EXERCISE TASK:
Exclude the pictures and return every line exactly as written.
┄┄┄┄┄┄┄┄┄┄┄┄┄┄┄┄┄┄┄┄
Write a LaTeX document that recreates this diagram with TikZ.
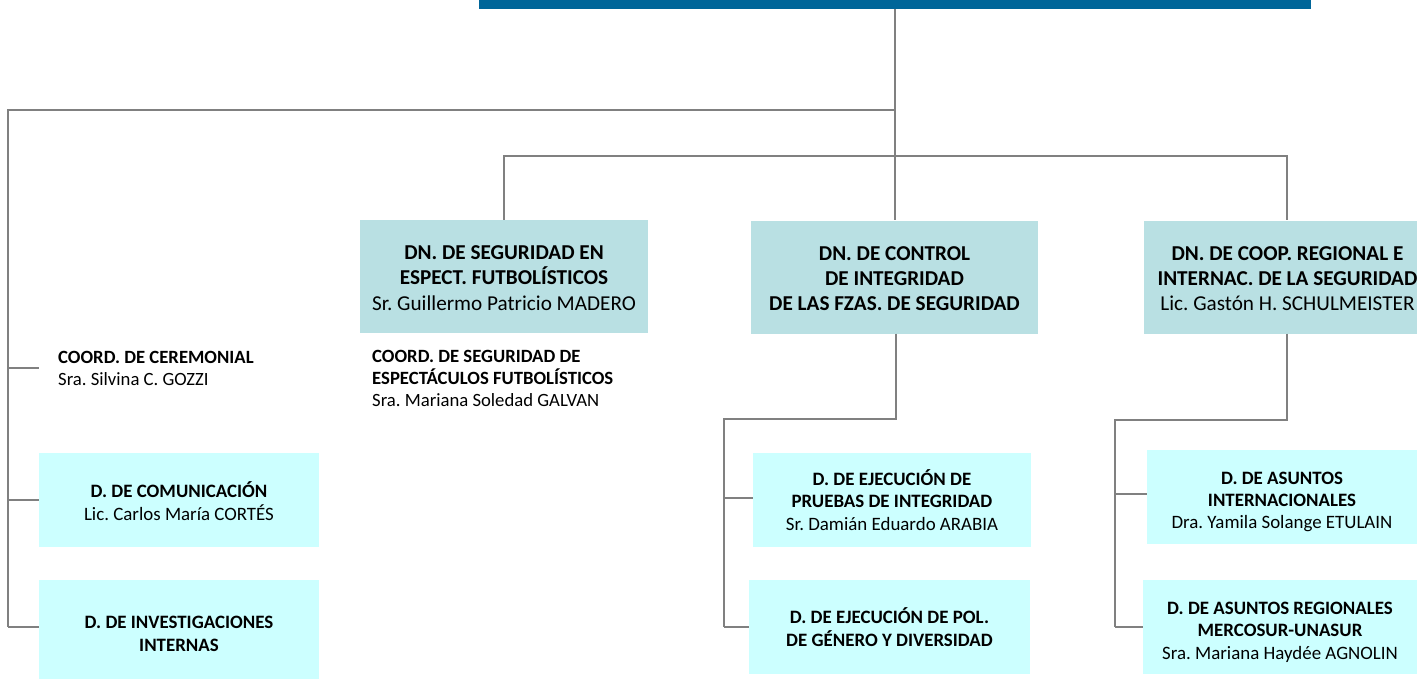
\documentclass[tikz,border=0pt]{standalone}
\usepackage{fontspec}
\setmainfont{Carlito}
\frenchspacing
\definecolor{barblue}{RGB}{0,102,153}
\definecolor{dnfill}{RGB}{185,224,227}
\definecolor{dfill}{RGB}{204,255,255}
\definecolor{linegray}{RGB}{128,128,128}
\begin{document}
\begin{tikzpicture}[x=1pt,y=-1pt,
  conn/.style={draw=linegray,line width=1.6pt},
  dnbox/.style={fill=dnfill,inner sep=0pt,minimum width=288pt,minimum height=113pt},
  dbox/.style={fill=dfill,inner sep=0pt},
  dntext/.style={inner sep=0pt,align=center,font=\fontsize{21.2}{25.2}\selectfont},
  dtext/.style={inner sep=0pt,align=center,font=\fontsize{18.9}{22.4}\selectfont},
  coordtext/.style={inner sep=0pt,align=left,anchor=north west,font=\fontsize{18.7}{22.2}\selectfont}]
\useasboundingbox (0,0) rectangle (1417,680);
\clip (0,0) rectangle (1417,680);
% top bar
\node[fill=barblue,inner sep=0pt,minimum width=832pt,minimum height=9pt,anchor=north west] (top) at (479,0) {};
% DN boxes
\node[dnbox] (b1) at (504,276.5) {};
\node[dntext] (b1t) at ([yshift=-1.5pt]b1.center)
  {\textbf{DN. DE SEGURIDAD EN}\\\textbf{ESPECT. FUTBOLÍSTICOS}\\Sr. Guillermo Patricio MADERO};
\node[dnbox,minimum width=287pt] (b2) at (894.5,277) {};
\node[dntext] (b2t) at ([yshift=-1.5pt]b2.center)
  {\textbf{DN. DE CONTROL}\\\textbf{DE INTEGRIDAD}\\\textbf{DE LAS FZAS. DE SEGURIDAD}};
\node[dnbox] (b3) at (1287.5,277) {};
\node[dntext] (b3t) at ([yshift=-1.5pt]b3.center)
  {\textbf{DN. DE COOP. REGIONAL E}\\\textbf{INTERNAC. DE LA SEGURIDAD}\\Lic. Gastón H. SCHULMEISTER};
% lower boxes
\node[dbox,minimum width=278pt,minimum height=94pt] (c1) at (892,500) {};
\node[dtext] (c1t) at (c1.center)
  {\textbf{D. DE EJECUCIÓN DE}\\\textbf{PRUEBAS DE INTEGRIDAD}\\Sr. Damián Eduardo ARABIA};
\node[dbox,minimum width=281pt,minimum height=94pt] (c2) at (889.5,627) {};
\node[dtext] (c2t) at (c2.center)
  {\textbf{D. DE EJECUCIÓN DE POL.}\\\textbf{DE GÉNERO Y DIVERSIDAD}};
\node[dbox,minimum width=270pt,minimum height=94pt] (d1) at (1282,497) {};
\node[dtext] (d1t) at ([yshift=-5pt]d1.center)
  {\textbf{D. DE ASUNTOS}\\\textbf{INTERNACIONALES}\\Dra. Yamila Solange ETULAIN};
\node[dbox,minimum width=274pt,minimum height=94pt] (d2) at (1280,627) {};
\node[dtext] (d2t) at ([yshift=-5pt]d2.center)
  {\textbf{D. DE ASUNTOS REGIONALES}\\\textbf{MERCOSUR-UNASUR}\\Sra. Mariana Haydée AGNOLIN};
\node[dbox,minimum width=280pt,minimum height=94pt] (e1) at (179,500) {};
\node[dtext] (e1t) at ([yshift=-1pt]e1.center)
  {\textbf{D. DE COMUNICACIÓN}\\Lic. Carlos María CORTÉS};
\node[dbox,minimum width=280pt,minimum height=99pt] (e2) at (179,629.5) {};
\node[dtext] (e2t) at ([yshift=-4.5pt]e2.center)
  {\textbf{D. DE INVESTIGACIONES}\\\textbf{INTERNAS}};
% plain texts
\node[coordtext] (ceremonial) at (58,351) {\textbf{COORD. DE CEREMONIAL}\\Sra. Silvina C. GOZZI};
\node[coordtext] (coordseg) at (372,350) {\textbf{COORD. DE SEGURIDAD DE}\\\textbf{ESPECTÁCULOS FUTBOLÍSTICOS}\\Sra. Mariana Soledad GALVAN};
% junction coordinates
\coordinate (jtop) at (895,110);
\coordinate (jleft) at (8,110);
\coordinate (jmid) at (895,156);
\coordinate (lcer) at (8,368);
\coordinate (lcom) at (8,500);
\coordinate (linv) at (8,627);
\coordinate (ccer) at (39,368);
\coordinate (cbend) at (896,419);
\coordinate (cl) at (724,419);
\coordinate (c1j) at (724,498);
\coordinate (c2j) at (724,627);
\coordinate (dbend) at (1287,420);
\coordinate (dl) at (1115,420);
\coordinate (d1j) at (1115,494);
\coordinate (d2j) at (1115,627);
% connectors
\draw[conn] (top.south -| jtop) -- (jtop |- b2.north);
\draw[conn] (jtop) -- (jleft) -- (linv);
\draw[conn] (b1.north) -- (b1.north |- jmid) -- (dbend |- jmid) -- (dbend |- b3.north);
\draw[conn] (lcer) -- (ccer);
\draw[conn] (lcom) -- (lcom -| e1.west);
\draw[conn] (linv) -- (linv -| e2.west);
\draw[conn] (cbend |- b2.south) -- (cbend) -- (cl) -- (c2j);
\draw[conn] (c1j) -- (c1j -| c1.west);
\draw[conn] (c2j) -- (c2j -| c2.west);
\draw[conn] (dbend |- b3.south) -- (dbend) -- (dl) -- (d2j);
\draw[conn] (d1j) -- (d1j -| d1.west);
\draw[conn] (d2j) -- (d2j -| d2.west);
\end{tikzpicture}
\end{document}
┄┄┄┄┄┄┄┄┄┄┄┄┄┄┄┄┄┄┄┄
SOLUTION TO THIS TASK:
Write a LaTeX document that recreates this diagram with TikZ.
\documentclass[tikz,border=0pt]{standalone}
\usepackage{fontspec}
\setmainfont{Carlito}
\frenchspacing
\definecolor{barblue}{RGB}{0,102,153}
\definecolor{dnfill}{RGB}{185,224,227}
\definecolor{dfill}{RGB}{204,255,255}
\definecolor{linegray}{RGB}{128,128,128}
\begin{document}
\begin{tikzpicture}[x=1pt,y=-1pt,
  conn/.style={draw=linegray,line width=1.6pt},
  dnbox/.style={fill=dnfill,inner sep=0pt,minimum width=288pt,minimum height=113pt},
  dbox/.style={fill=dfill,inner sep=0pt},
  dntext/.style={inner sep=0pt,align=center,font=\fontsize{21.2}{25.2}\selectfont},
  dtext/.style={inner sep=0pt,align=center,font=\fontsize{18.9}{22.4}\selectfont},
  coordtext/.style={inner sep=0pt,align=left,anchor=north west,font=\fontsize{18.7}{22.2}\selectfont}]
\useasboundingbox (0,0) rectangle (1417,680);
\clip (0,0) rectangle (1417,680);
% top bar
\node[fill=barblue,inner sep=0pt,minimum width=832pt,minimum height=9pt,anchor=north west] (top) at (479,0) {};
% DN boxes
\node[dnbox] (b1) at (504,276.5) {};
\node[dntext] (b1t) at ([yshift=-1.5pt]b1.center)
  {\textbf{DN. DE SEGURIDAD EN}\\\textbf{ESPECT. FUTBOLÍSTICOS}\\Sr. Guillermo Patricio MADERO};
\node[dnbox,minimum width=287pt] (b2) at (894.5,277) {};
\node[dntext] (b2t) at ([yshift=-1.5pt]b2.center)
  {\textbf{DN. DE CONTROL}\\\textbf{DE INTEGRIDAD}\\\textbf{DE LAS FZAS. DE SEGURIDAD}};
\node[dnbox] (b3) at (1287.5,277) {};
\node[dntext] (b3t) at ([yshift=-1.5pt]b3.center)
  {\textbf{DN. DE COOP. REGIONAL E}\\\textbf{INTERNAC. DE LA SEGURIDAD}\\Lic. Gastón H. SCHULMEISTER};
% lower boxes
\node[dbox,minimum width=278pt,minimum height=94pt] (c1) at (892,500) {};
\node[dtext] (c1t) at (c1.center)
  {\textbf{D. DE EJECUCIÓN DE}\\\textbf{PRUEBAS DE INTEGRIDAD}\\Sr. Damián Eduardo ARABIA};
\node[dbox,minimum width=281pt,minimum height=94pt] (c2) at (889.5,627) {};
\node[dtext] (c2t) at (c2.center)
  {\textbf{D. DE EJECUCIÓN DE POL.}\\\textbf{DE GÉNERO Y DIVERSIDAD}};
\node[dbox,minimum width=270pt,minimum height=94pt] (d1) at (1282,497) {};
\node[dtext] (d1t) at ([yshift=-5pt]d1.center)
  {\textbf{D. DE ASUNTOS}\\\textbf{INTERNACIONALES}\\Dra. Yamila Solange ETULAIN};
\node[dbox,minimum width=274pt,minimum height=94pt] (d2) at (1280,627) {};
\node[dtext] (d2t) at ([yshift=-5pt]d2.center)
  {\textbf{D. DE ASUNTOS REGIONALES}\\\textbf{MERCOSUR-UNASUR}\\Sra. Mariana Haydée AGNOLIN};
\node[dbox,minimum width=280pt,minimum height=94pt] (e1) at (179,500) {};
\node[dtext] (e1t) at ([yshift=-1pt]e1.center)
  {\textbf{D. DE COMUNICACIÓN}\\Lic. Carlos María CORTÉS};
\node[dbox,minimum width=280pt,minimum height=99pt] (e2) at (179,629.5) {};
\node[dtext] (e2t) at ([yshift=-4.5pt]e2.center)
  {\textbf{D. DE INVESTIGACIONES}\\\textbf{INTERNAS}};
% plain texts
\node[coordtext] (ceremonial) at (58,351) {\textbf{COORD. DE CEREMONIAL}\\Sra. Silvina C. GOZZI};
\node[coordtext] (coordseg) at (372,350) {\textbf{COORD. DE SEGURIDAD DE}\\\textbf{ESPECTÁCULOS FUTBOLÍSTICOS}\\Sra. Mariana Soledad GALVAN};
% junction coordinates
\coordinate (jtop) at (895,110);
\coordinate (jleft) at (8,110);
\coordinate (jmid) at (895,156);
\coordinate (lcer) at (8,368);
\coordinate (lcom) at (8,500);
\coordinate (linv) at (8,627);
\coordinate (ccer) at (39,368);
\coordinate (cbend) at (896,419);
\coordinate (cl) at (724,419);
\coordinate (c1j) at (724,498);
\coordinate (c2j) at (724,627);
\coordinate (dbend) at (1287,420);
\coordinate (dl) at (1115,420);
\coordinate (d1j) at (1115,494);
\coordinate (d2j) at (1115,627);
% connectors
\draw[conn] (top.south -| jtop) -- (jtop |- b2.north);
\draw[conn] (jtop) -- (jleft) -- (linv);
\draw[conn] (b1.north) -- (b1.north |- jmid) -- (dbend |- jmid) -- (dbend |- b3.north);
\draw[conn] (lcer) -- (ccer);
\draw[conn] (lcom) -- (lcom -| e1.west);
\draw[conn] (linv) -- (linv -| e2.west);
\draw[conn] (cbend |- b2.south) -- (cbend) -- (cl) -- (c2j);
\draw[conn] (c1j) -- (c1j -| c1.west);
\draw[conn] (c2j) -- (c2j -| c2.west);
\draw[conn] (dbend |- b3.south) -- (dbend) -- (dl) -- (d2j);
\draw[conn] (d1j) -- (d1j -| d1.west);
\draw[conn] (d2j) -- (d2j -| d2.west);
\end{tikzpicture}
\end{document}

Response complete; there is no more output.